Wong points out that, “Both silver and gold mining equities have drifted following the June Federal Open Market Committee FOMC, but the flash crash saw liquidity fall away further. Liquidity had been in decline prior, and mysterious Sunday night flash crashes will only increase investor wariness. The pending Fed announcement on the taper schedule was also not helpful. The tapering concern had weighed disproportionately heavily on the precious metals complex due to the memory of the 2013 Taper Tantrum.”

Despite the solid financial conditions of many mining companies and robust dividend payouts frequently north of 2%, smaller mining firms underperformed compared to large-cap stocks. The long-term prognosis looks solid for mining companies despite the pressure, and Wong believes investors will likely re-rate these stocks more appropriately.

The Great Taper Caper

Tapering fears have put gold in a miasma all year. According to Wong, “In the long run, the potential impact on gold from fewer billion dollars of asset purchases per month seems way overblown when considering the scale, scope and future direction of central bank asset purchases.”

If inflation begins to set in, the Fed will tighten and reign in the recovery or risk real inflation.
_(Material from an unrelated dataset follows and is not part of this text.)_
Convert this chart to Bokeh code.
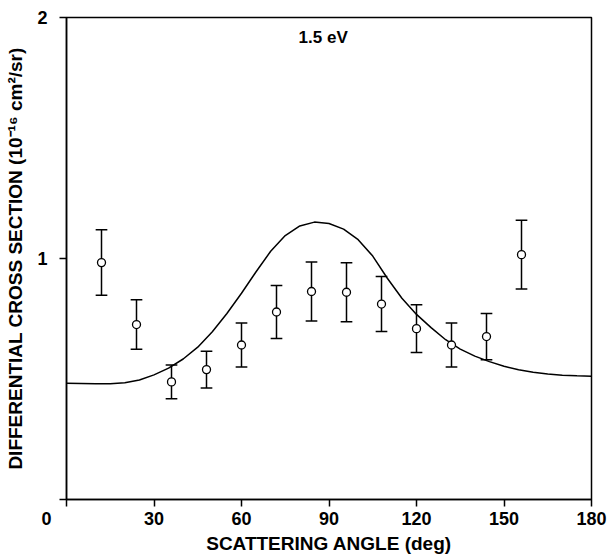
from bokeh.plotting import figure
from bokeh.models import Range1d, FixedTicker, Label
from bokeh.embed import file_html
from bokeh.resources import INLINE

# measured data points (scattering angle, deg)
angle = [12, 24, 36, 48, 60, 72, 84, 96, 108, 120, 132, 144, 156]
dcs = [0.983, 0.726, 0.488, 0.539, 0.641, 0.778, 0.863, 0.860, 0.811, 0.709, 0.641, 0.676, 1.016]
err = [0.136, 0.103, 0.070, 0.076, 0.091, 0.110, 0.122, 0.122, 0.114, 0.099, 0.091, 0.096, 0.143]

# theory curve
curve_angle = [0, 5, 10, 15, 20, 25, 30, 35, 40, 45, 50, 55, 60, 65, 70, 75, 80, 85, 90,
               95, 100, 105, 110, 115, 120, 125, 130, 135, 140, 145, 150, 155, 160, 165, 170, 175, 180]
curve_dcs = [0.482, 0.481, 0.480, 0.480, 0.484, 0.496, 0.517, 0.545, 0.583, 0.632, 0.696, 0.772,
             0.856, 0.945, 1.030, 1.095, 1.135, 1.151, 1.145, 1.122, 1.078, 1.010, 0.918, 0.835,
             0.768, 0.713, 0.663, 0.624, 0.595, 0.572, 0.553, 0.538, 0.528, 0.521, 0.516, 0.513, 0.511]

x_ticks = [0, 30, 60, 90, 120, 150, 180]
y_ticks = [0, 1, 2]

FONT = "Liberation Sans"

p = figure(width=608, height=556, output_backend="svg", toolbar_location=None,
           x_range=Range1d(0, 180), y_range=Range1d(0, 2),
           min_border_left=66, min_border_right=17, min_border_top=17, min_border_bottom=53)
p.background_fill_color = "white"
p.border_fill_color = "white"
p.outline_line_color = "black"
p.outline_line_width = 1.5
p.xgrid.visible = False
p.ygrid.visible = False

for ax in (p.xaxis[0], p.yaxis[0]):
    ax.axis_line_width = 1.5
    ax.axis_line_color = "black"
    ax.major_tick_line_width = 1.5
    ax.major_tick_line_color = "black"
    ax.major_tick_out = 7
    ax.major_tick_in = 0
    ax.minor_tick_line_color = None
    ax.major_label_text_font = FONT
    ax.major_label_text_font_size = "18px"
    ax.major_label_text_font_style = "bold"
    ax.major_label_text_color = "black"
    ax.axis_label_text_font = FONT
    ax.axis_label_text_font_size = "19px"
    ax.axis_label_text_font_style = "bold"
    ax.axis_label_text_color = "black"

p.xaxis.ticker = FixedTicker(ticks=x_ticks)
p.yaxis.ticker = FixedTicker(ticks=y_ticks)
# the "0" of the angle axis sits left of the corner: pad it with figure spaces
p.xaxis.major_label_overrides = {0: "0\u2007\u2007\u2007\u2007"}
p.yaxis.major_label_overrides = {0: ""}
p.xaxis.major_label_standoff = 2
p.yaxis.major_label_standoff = 12
p.xaxis.axis_label = "SCATTERING ANGLE (deg)"
p.yaxis.axis_label = "DIFFERENTIAL CROSS SECTION (10\u207b\u00b9\u2076 cm\u00b2/sr)"
p.xaxis.axis_label_standoff = 1
p.yaxis.axis_label_standoff = 8

# theory curve
p.line(curve_angle, curve_dcs, line_color="black", line_width=1.5)

# error bars
lo = [v - e for v, e in zip(dcs, err)]
hi = [v + e for v, e in zip(dcs, err)]
p.segment(x0=angle, y0=lo, x1=angle, y1=hi, line_color="black", line_width=1.5)
cap = 2.0
p.segment(x0=[a - cap for a in angle], y0=lo, x1=[a + cap for a in angle], y1=lo,
          line_color="black", line_width=1.5)
p.segment(x0=[a - cap for a in angle], y0=hi, x1=[a + cap for a in angle], y1=hi,
          line_color="black", line_width=1.5)

# data markers
p.scatter(angle, dcs, marker="circle", size=8, fill_color="white",
          line_color="black", line_width=1.3)

p.add_layout(Label(x=88, y=1.918, text="1.5 eV", text_align="center",
                   text_baseline="middle", text_font=FONT, text_font_size="17px",
                   text_font_style="bold", text_color="black"))

open("out.html", "w").write(file_html(p, INLINE))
Wong sees gold as providing options in either scenario.

Gold Long Terms Still Looks Bright

Despite all the movement and hang wringing in August, gold remains well-positioned in these chaotic times. Wong thinks that “In the not too distant future, there will undoubtedly be a growth scare that may delay or defer tapering and rate hike expectations and even possibly add new stimulus measures. If this were to occur while inflation was still reasonably hot, fears of stagflation would start to percolate. As we edge closer to tapering, the next question will coalesce around whether the Fed can start to tighten without severe market disruptions. The Fed’s recent 2018 experience and the medium- and long-term experience of the ECB and BoJ all point to a firm no.”